* **EXERCISE BRIEF**
Transcribe the records exactly. Pictures do not belong in the transcription.

(Plotting code records)
----
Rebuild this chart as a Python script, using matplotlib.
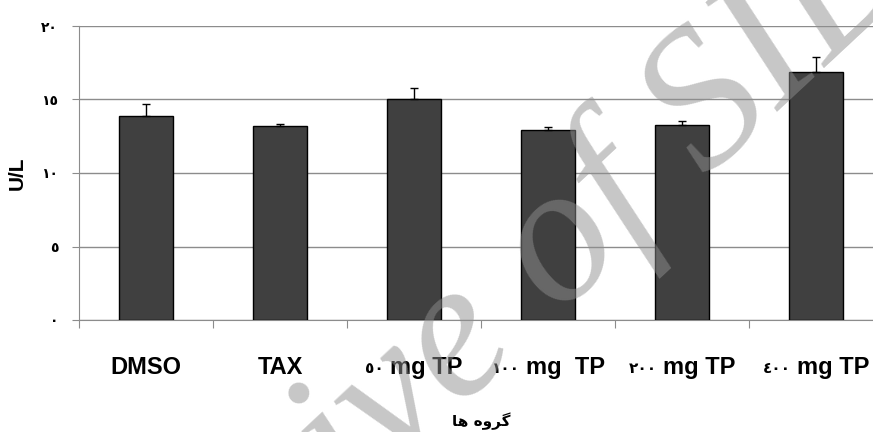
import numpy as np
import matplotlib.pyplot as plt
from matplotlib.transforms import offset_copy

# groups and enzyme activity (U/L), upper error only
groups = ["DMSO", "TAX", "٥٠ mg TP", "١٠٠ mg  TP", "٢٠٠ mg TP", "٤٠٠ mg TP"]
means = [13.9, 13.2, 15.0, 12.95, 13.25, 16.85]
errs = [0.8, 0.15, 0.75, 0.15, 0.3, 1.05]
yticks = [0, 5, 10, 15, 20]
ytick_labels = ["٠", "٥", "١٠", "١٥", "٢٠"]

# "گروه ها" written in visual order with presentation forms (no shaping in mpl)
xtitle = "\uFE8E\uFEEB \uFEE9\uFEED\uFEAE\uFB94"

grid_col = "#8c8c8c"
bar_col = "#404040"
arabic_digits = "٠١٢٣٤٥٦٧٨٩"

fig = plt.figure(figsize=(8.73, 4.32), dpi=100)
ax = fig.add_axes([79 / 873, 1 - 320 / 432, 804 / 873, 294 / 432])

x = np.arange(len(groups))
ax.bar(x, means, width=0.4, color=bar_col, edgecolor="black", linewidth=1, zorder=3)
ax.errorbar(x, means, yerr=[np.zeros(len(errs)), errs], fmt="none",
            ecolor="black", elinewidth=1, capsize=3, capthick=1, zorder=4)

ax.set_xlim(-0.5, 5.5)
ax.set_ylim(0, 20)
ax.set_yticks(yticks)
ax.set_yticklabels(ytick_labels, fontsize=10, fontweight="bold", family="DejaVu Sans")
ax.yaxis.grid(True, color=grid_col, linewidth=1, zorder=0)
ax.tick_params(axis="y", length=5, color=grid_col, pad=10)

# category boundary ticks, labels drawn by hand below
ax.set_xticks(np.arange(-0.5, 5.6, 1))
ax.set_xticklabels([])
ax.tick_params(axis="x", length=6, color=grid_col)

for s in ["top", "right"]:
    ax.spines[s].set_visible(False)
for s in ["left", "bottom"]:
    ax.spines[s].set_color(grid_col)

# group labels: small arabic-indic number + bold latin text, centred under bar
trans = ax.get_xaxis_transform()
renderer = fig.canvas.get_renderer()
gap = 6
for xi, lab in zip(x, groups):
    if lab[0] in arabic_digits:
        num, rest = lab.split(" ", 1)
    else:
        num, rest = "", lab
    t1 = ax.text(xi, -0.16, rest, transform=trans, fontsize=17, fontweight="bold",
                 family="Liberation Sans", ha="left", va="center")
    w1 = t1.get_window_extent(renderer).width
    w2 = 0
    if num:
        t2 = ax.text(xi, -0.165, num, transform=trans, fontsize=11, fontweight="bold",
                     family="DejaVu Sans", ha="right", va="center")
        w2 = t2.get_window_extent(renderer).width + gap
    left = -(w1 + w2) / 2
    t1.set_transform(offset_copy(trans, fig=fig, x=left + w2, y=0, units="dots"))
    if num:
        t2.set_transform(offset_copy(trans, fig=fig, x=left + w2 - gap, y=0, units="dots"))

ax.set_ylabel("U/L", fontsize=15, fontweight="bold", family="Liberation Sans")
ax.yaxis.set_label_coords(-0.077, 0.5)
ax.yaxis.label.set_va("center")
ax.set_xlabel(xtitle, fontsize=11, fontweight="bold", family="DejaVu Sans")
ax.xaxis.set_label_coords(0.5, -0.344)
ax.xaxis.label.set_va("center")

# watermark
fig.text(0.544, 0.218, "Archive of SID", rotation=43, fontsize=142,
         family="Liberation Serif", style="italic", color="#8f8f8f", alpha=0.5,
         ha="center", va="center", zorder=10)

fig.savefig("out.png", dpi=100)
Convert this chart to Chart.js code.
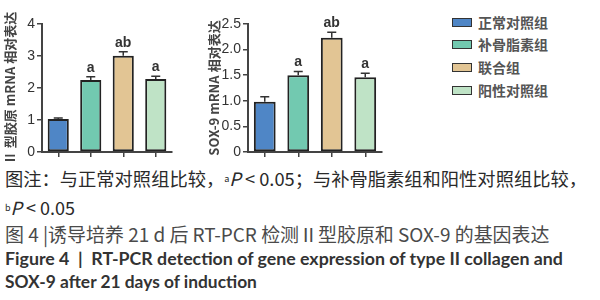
----
* **FULL ANSWER**
Rebuild this chart as a Python script, using matplotlib.
import numpy as np
import matplotlib.pyplot as plt
from matplotlib.transforms import offset_copy

# groups and enzyme activity (U/L), upper error only
groups = ["DMSO", "TAX", "٥٠ mg TP", "١٠٠ mg  TP", "٢٠٠ mg TP", "٤٠٠ mg TP"]
means = [13.9, 13.2, 15.0, 12.95, 13.25, 16.85]
errs = [0.8, 0.15, 0.75, 0.15, 0.3, 1.05]
yticks = [0, 5, 10, 15, 20]
ytick_labels = ["٠", "٥", "١٠", "١٥", "٢٠"]

# "گروه ها" written in visual order with presentation forms (no shaping in mpl)
xtitle = "\uFE8E\uFEEB \uFEE9\uFEED\uFEAE\uFB94"

grid_col = "#8c8c8c"
bar_col = "#404040"
arabic_digits = "٠١٢٣٤٥٦٧٨٩"

fig = plt.figure(figsize=(8.73, 4.32), dpi=100)
ax = fig.add_axes([79 / 873, 1 - 320 / 432, 804 / 873, 294 / 432])

x = np.arange(len(groups))
ax.bar(x, means, width=0.4, color=bar_col, edgecolor="black", linewidth=1, zorder=3)
ax.errorbar(x, means, yerr=[np.zeros(len(errs)), errs], fmt="none",
            ecolor="black", elinewidth=1, capsize=3, capthick=1, zorder=4)

ax.set_xlim(-0.5, 5.5)
ax.set_ylim(0, 20)
ax.set_yticks(yticks)
ax.set_yticklabels(ytick_labels, fontsize=10, fontweight="bold", family="DejaVu Sans")
ax.yaxis.grid(True, color=grid_col, linewidth=1, zorder=0)
ax.tick_params(axis="y", length=5, color=grid_col, pad=10)

# category boundary ticks, labels drawn by hand below
ax.set_xticks(np.arange(-0.5, 5.6, 1))
ax.set_xticklabels([])
ax.tick_params(axis="x", length=6, color=grid_col)

for s in ["top", "right"]:
    ax.spines[s].set_visible(False)
for s in ["left", "bottom"]:
    ax.spines[s].set_color(grid_col)

# group labels: small arabic-indic number + bold latin text, centred under bar
trans = ax.get_xaxis_transform()
renderer = fig.canvas.get_renderer()
gap = 6
for xi, lab in zip(x, groups):
    if lab[0] in arabic_digits:
        num, rest = lab.split(" ", 1)
    else:
        num, rest = "", lab
    t1 = ax.text(xi, -0.16, rest, transform=trans, fontsize=17, fontweight="bold",
                 family="Liberation Sans", ha="left", va="center")
    w1 = t1.get_window_extent(renderer).width
    w2 = 0
    if num:
        t2 = ax.text(xi, -0.165, num, transform=trans, fontsize=11, fontweight="bold",
                     family="DejaVu Sans", ha="right", va="center")
        w2 = t2.get_window_extent(renderer).width + gap
    left = -(w1 + w2) / 2
    t1.set_transform(offset_copy(trans, fig=fig, x=left + w2, y=0, units="dots"))
    if num:
        t2.set_transform(offset_copy(trans, fig=fig, x=left + w2 - gap, y=0, units="dots"))

ax.set_ylabel("U/L", fontsize=15, fontweight="bold", family="Liberation Sans")
ax.yaxis.set_label_coords(-0.077, 0.5)
ax.yaxis.label.set_va("center")
ax.set_xlabel(xtitle, fontsize=11, fontweight="bold", family="DejaVu Sans")
ax.xaxis.set_label_coords(0.5, -0.344)
ax.xaxis.label.set_va("center")

# watermark
fig.text(0.544, 0.218, "Archive of SID", rotation=43, fontsize=142,
         family="Liberation Serif", style="italic", color="#8f8f8f", alpha=0.5,
         ha="center", va="center", zorder=10)

fig.savefig("out.png", dpi=100)
Convert this chart to Chart.js code.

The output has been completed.